An der Schwelle zur nächsten technologischen Entwicklungsstufe, die auch die Logistik sowie das Supply Chain Management (SCM) insgesamt betreffen wird (Stichwort: Industrie 4.0), bekommen altbekannte Probleme ebenfalls eine neue Komponente. Ein Grundproblem der Lagerbestandshaltung - aber nicht nur dort - kann mit dem Zeitungsjungenmodell umschrieben werden.
Was ist das Zeitungsjungenmodell?
Die Grundkonstellation dieses Modells kann wie folgt beschrieben werden: Man stelle sich einen klassischen Zeitungsjungen vor, der an einer Straßenecke steht und die aktuelle Ausgabe an den Mann beziehungsweise die Frau bringen will. Er weiß nicht genau, wie viele Exemplare er an einem bestimmten Tag verkaufen wird. Er muss sich also im Vorfeld überlegen, wie viele Exemplare er am Tagesbeginn ankauft, um diese dann im Laufe des Tages weiterzuverkaufen. Dabei ist sein Einkaufspreis sowie der Verkaufspreis an die Passanten fix. Unsicher ist die Nachfrage, sprich die Menge, die der Zeitungsjunge tatsächlich verkauft. Da sein Gewinn sich aus dem Preisunterschied sowie dem Unterschied der verkauften und nicht verkauften Zeitungen ergibt, muss er eine Erwartung über die Nachfrage bilden. Am Ende des Tages möchte er bestenfalls keine Zeitung übrig haben und jede Nachfrage bedient.

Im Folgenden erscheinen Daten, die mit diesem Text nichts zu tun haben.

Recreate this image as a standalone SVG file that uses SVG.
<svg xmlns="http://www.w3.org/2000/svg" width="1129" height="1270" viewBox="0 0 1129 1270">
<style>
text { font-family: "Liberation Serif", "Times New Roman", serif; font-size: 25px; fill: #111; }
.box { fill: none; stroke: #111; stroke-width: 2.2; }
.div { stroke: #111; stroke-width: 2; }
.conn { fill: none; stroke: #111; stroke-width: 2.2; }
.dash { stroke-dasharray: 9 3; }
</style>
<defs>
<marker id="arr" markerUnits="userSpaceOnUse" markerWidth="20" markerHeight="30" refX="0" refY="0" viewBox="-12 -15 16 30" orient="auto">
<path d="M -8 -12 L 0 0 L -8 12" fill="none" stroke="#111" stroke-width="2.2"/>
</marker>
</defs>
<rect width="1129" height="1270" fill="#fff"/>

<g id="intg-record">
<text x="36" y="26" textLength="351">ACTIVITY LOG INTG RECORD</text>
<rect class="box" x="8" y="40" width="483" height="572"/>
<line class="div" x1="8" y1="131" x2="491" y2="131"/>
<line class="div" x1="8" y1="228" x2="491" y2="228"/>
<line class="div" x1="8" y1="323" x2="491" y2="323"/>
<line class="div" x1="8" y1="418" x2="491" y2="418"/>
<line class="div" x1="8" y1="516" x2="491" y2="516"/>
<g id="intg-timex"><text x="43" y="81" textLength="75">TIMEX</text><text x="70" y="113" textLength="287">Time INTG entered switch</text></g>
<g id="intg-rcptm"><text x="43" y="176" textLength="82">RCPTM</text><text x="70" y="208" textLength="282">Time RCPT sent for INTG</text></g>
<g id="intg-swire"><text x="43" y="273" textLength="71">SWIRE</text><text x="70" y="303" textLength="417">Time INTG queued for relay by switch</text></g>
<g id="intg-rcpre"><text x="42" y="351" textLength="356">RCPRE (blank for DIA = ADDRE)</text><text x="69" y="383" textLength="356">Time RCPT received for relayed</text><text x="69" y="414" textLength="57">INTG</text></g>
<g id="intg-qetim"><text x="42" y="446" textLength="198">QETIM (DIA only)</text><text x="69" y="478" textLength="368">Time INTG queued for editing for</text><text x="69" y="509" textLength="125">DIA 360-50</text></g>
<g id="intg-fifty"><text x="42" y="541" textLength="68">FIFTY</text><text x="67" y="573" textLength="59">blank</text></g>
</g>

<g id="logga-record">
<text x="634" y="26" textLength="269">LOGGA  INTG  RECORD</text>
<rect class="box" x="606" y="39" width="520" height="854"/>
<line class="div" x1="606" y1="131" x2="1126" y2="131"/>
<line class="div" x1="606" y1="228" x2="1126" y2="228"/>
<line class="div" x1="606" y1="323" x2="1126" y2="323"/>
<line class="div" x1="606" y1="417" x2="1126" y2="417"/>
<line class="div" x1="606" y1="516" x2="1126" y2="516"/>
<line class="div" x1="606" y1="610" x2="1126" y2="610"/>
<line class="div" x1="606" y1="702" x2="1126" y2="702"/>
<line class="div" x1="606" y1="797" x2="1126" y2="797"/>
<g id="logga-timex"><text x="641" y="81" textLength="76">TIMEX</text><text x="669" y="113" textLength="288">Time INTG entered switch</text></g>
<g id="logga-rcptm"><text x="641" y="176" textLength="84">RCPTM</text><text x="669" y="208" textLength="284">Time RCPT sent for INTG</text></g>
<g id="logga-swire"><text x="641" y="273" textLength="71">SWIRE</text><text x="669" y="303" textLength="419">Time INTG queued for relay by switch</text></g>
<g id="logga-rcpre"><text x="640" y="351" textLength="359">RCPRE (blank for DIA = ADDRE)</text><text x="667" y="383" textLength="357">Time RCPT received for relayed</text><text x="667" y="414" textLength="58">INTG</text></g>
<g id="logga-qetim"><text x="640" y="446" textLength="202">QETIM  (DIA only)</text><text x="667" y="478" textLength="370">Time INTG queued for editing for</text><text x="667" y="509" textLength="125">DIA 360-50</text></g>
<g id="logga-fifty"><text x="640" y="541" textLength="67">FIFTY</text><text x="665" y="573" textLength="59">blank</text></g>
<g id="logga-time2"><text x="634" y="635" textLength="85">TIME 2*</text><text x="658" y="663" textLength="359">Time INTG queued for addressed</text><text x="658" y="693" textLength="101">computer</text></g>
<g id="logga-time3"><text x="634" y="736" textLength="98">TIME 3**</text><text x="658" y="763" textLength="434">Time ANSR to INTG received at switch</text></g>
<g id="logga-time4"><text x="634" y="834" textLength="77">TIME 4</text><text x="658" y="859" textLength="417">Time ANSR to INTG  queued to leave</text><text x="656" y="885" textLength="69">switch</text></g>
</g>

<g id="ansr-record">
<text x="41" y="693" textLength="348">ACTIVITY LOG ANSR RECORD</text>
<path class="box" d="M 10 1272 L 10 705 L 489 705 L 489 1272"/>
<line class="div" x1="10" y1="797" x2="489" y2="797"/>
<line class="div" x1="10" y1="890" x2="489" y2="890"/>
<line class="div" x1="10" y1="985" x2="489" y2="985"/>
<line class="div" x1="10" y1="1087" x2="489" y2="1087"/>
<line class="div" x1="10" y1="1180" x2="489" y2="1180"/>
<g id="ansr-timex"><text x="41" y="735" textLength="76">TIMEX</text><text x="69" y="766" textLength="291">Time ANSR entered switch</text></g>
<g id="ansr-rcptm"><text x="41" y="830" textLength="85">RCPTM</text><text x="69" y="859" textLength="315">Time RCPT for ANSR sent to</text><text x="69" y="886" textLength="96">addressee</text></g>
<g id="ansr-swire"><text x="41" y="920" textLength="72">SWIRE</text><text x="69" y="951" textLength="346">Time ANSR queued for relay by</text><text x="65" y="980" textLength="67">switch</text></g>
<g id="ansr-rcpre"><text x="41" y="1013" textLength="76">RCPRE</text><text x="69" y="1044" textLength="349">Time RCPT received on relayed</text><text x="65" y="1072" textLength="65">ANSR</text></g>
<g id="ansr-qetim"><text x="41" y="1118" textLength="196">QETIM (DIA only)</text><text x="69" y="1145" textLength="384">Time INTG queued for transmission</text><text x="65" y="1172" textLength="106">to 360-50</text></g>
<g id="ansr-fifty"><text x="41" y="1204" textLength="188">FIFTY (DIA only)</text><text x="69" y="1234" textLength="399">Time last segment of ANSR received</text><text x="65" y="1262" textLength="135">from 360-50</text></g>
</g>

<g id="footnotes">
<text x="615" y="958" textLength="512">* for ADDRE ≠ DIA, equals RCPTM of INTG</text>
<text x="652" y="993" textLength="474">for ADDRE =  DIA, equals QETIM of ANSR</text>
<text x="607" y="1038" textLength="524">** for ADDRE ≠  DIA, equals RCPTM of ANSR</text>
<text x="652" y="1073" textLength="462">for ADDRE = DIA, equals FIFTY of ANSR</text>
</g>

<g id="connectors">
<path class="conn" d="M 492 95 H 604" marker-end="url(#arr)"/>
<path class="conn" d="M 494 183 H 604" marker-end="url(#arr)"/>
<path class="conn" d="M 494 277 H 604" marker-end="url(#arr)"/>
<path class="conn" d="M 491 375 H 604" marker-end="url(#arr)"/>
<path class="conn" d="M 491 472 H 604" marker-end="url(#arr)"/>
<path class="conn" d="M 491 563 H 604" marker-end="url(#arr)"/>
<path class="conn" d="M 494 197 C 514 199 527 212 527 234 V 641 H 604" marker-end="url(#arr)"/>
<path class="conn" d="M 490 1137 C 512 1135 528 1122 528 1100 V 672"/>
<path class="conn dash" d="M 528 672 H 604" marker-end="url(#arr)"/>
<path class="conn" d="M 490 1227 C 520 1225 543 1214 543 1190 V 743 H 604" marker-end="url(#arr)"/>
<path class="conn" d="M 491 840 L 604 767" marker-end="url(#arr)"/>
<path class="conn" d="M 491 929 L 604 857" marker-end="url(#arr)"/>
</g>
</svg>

Damit ist die nachgefragte Menge eine Zufallsvariable im statistischen Sinne. Die Erwartung, die der Zeitungsjunge bildet, und damit die Menge, die er am Tagesbeginn ankauft, hängt somit von der Verteilung der Nachfragemenge ab. Weiß der Junge beispielsweise aus Erfahrung, dass die Nachfrage einer Normalverteilung (eine bestimmte Menge hat die höchste Wahrscheinlichkeit, einzutreffen, die jeweiligen Mengen höher und niedriger fallen in den Wahrscheinlichkeiten in einer bestimmten Weise) folgt, dann bildet sich seine Erwartung nach dem Durchschnitt der Normalverteilung. Ist die Nachfrage in einem bestimmten Mengenbereich jeweils gleich wahrscheinlich, bildet der Junge ebenfalls den Durchschnitt, der seine Erwartung entspricht. So hat er ein Entscheidungskriterium, nachdem er die anzukaufende Menge der Zeitungen bestimmen kann.
Übertrag in die Logistik
Diese Problematik einer unsicheren Nachfrage, die einer unterstellten Verteilung folgt, bei festen Preisen und Kosten lässt sich somit relativ einfach in die Logistik übertragen. Typische Beispiele betreffen die Lagerhaltung, insbesondere den optimalen Lagerbestand und die optimalen Bestellmengen. Dabei wird die zeitliche Dimension explizit mitberücksichtigt (Transportwege, Produktionszeiten, Distributionszeiten) sowie Bestände "auf dem Weg".
So lässt sich eine optimale Lagerhaltung für den Bestand an Fertigerzeugnissen bestimmen, der Schwanken der Nachfrage bei den Endkunden berücksichtig, aber auch Lagerbestände in Hinsicht auf den Fertigungsprozess, wo der Materialbedarf der jeweils nachgelagerten Produktionsstufe als schwankende Nachfrage interpretiert werden kann. Das kann weiter zurückgerechnet werden hin zu optimalen Bestellmengen sowie Lagerbestände für den Bereich Einkauf. Die Abstimmung erfordert heute eine entsprechende IT-Lösung für das SCM.
Stärken und Schwächen
Das Zeitungsjungenmodell mit seinen Erweiterungen ist eine wichtige Entscheidungshilfe für das SCM, um Warenbewegungen innerhalb des Produktionsprozesses sowie Lagerbestände in der Inbound- und Outboundlagerhaltung (mit eventueller Zwischenlagerhaltung) optimal gestalten zu können. Lässt sich die Produktion stufenweise zerlegen, ist prinzipiell das Modell für jede Stufe nutzbar. Allerdings sind unter Umständen Rückkopplungen bei der Produktion oder andere Dynamiken nur unzureichend im Modell abbildbar. Das Grundmodell bietet zudem keine Risikobewertung, hierfür müssten die höheren Momente der Verteilung (insbesondere die Volatilität) mitmodelliert werden.